2017年アドベン、ニューイングランドの母校からメッセージ その11
日目
2017 Gordon-Conwell Advent Devotional
Day 11 | Time to Stop Talking
Job 38

The book of Job is full of speech. Most of it, of course, consists in the seemingly endless dialogues between Job and his friends in chapters 3-37. Job, understandably, laments his lot in life. His friends first insinuate, then openly state, that he must have sinned to deserve such a fate. Job replies that he hasn’t sinned, certainly not in such a way as to deserve this, and that they are proving pretty poor comforters with their continued accusations. The reader might imagine relief is finally in sight in 31:40, “The words of Job are ended.” But young Elihu feels he has to speak, too, and proceeds to talk with abandon for another six chapters. At last, as we hit the end of chapter 37, the speakers run out of words.

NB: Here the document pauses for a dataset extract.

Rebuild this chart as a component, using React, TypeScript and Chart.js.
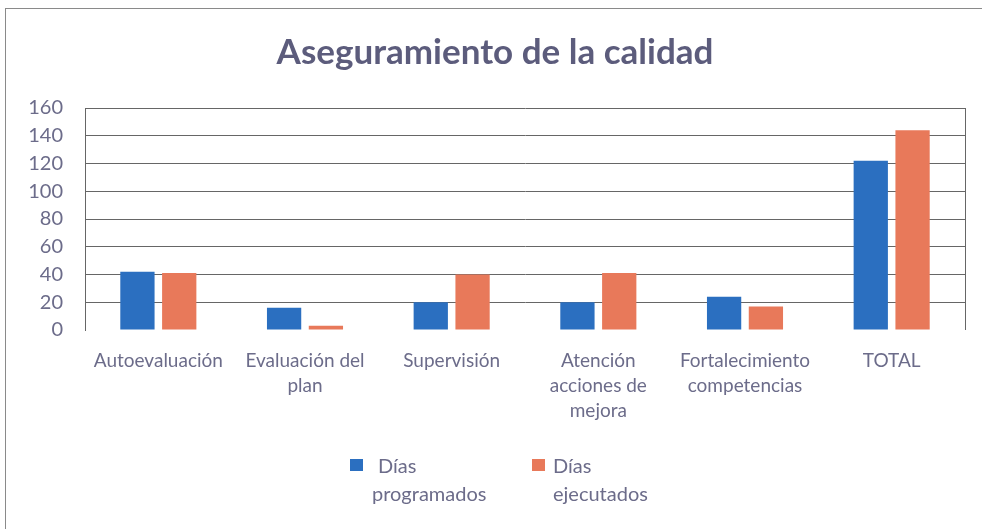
import React, { useEffect, useRef } from "react";
import { Chart, registerables } from "chart.js";

Chart.register(...registerables);

const chartTitle = "Aseguramiento de la calidad";
const categories: (string | string[])[] = [
  "Autoevaluación",
  ["Evaluación del", "plan"],
  "Supervisión",
  ["Atención", "acciones de", "mejora"],
  ["Fortalecimiento", "competencias"],
  "TOTAL",
];
const seriesNames: string[][] = [
  ["Días", "programados"],
  ["Días", "ejecutados"],
];
const seriesColors = ["#2b6fc0", "#e8795a"];
const diasProgramados = [42, 16, 20, 20, 24, 122];
const diasEjecutados = [41, 3, 40, 41, 17, 144];
const yTicks = [0, 20, 40, 60, 80, 100, 120, 140, 160];

const TEXT = "#6c6c8a";
const FONT = "Lato, 'Open Sans', sans-serif";

const rightBorder = {
  id: "rightBorder",
  afterDraw(chart: any) {
    const { ctx, chartArea } = chart;
    ctx.save();
    ctx.strokeStyle = "#666";
    ctx.lineWidth = 1;
    ctx.beginPath();
    ctx.moveTo(Math.round(chartArea.right) + 0.5, chartArea.top);
    ctx.lineTo(Math.round(chartArea.right) + 0.5, chartArea.bottom);
    ctx.stroke();
    ctx.restore();
  },
};

export default function App() {
  const ref = useRef<HTMLCanvasElement | null>(null);
  useEffect(() => {
    if (!ref.current) return;
    const chart = new Chart(ref.current, {
      type: "bar",
      data: {
        labels: categories,
        datasets: [
          {
            label: seriesNames[0].join(" "),
            data: diasProgramados,
            backgroundColor: seriesColors[0],
            categoryPercentage: 0.57,
            barPercentage: 0.82,
          },
          {
            label: seriesNames[1].join(" "),
            data: diasEjecutados,
            backgroundColor: seriesColors[1],
            categoryPercentage: 0.57,
            barPercentage: 0.82,
          },
        ],
      },
      options: {
        animation: false,
        responsive: false,
        maintainAspectRatio: false,
        layout: { padding: { left: 25, right: 17, top: 10, bottom: 99 } },
        plugins: {
          title: {
            display: true,
            text: chartTitle,
            color: "#5c5c7c",
            font: { family: FONT, size: 35, weight: "bold", lineHeight: 1.2 },
            padding: { top: 22, bottom: 34 },
          },
          legend: { display: false },
          tooltip: { enabled: false },
        },
        scales: {
          x: {
            grid: { display: false, drawTicks: false },
            border: { display: false },
            ticks: {
              color: TEXT,
              font: { family: FONT, size: 19, lineHeight: 1.3 },
              maxRotation: 0,
              autoSkip: false,
              padding: 19,
            },
            afterFit: (s: any) => {
              s.height = 100;
            },
          },
          y: {
            min: 0,
            max: 160,
            afterBuildTicks: (s: any) => {
              s.ticks = yTicks.map((v) => ({ value: v }));
            },
            grid: {
              drawTicks: false,
              color: (c: any) => (c.tick && c.tick.value === 0 ? "rgba(0,0,0,0)" : "#666"),
            },
            border: { display: true, color: "#666" },
            ticks: {
              color: TEXT,
              font: { family: FONT, size: 20 },
              padding: 22,
            },
            afterFit: (s: any) => {
              s.width = 60;
            },
          },
        },
      },
      plugins: [rightBorder],
    } as any);
    return () => chart.destroy();
  }, []);

  const legendWidths = [182, 140];
  const textIndent = [6, 0];
  const textOffset = [22, 21];
  return (
    <div style={{ position: "absolute", left: 0, top: 0, width: 982, height: 529, background: "#fff" }}>
      <div
        style={{
          position: "absolute",
          left: 5,
          top: 8,
          right: 0,
          bottom: 0,
          borderLeft: "1px solid #8a8a8a",
          borderTop: "1px solid #8a8a8a",
        }}
      />
      <canvas ref={ref} width={982} height={529} style={{ position: "absolute", left: 0, top: 0 }} />
      <div
        style={{
          position: "absolute",
          left: 350,
          top: 451,
          display: "flex",
          fontFamily: FONT,
          fontSize: 20,
          lineHeight: "28px",
          color: TEXT,
        }}
      >
        {seriesNames.map((name, i) => (
          <div key={i} style={{ position: "relative", width: legendWidths[i], height: 56 }}>
            <span
              style={{
                position: "absolute",
                left: 0,
                top: 8,
                width: 13,
                height: 12,
                background: seriesColors[i],
              }}
            />
            <div style={{ position: "absolute", left: textOffset[i], top: 0, whiteSpace: "nowrap" }}>
              <div style={{ textIndent: textIndent[i] }}>{name[0]}</div>
              <div>{name[1]}</div>
            </div>
          </div>
        ))}
      </div>
    </div>
  );
}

It is at that point that God speaks to Job. When Job’s words are spent, God declares his sovereign and ineffable reign over the world—a world he has created, and which he cares for in ways Job could never imagine. But even as God shrinks Job down to size, he secretly ennobles Job by the mere fact that he speaks with him. He cares for the stars and the rock badgers and the ostriches…and he cares for Job as well.

God’s Word came to Job, and God’s Word has come to the world at large in the person of Jesus. Things have not changed much since Job’s time, even if the mode of communication has. Through our texts and our emails and our phone calls, we talk and we talk and we talk; we rest, and then we talk some more.

May God grant us the grace to someday speak our way to silence, so we can at last hear his Word.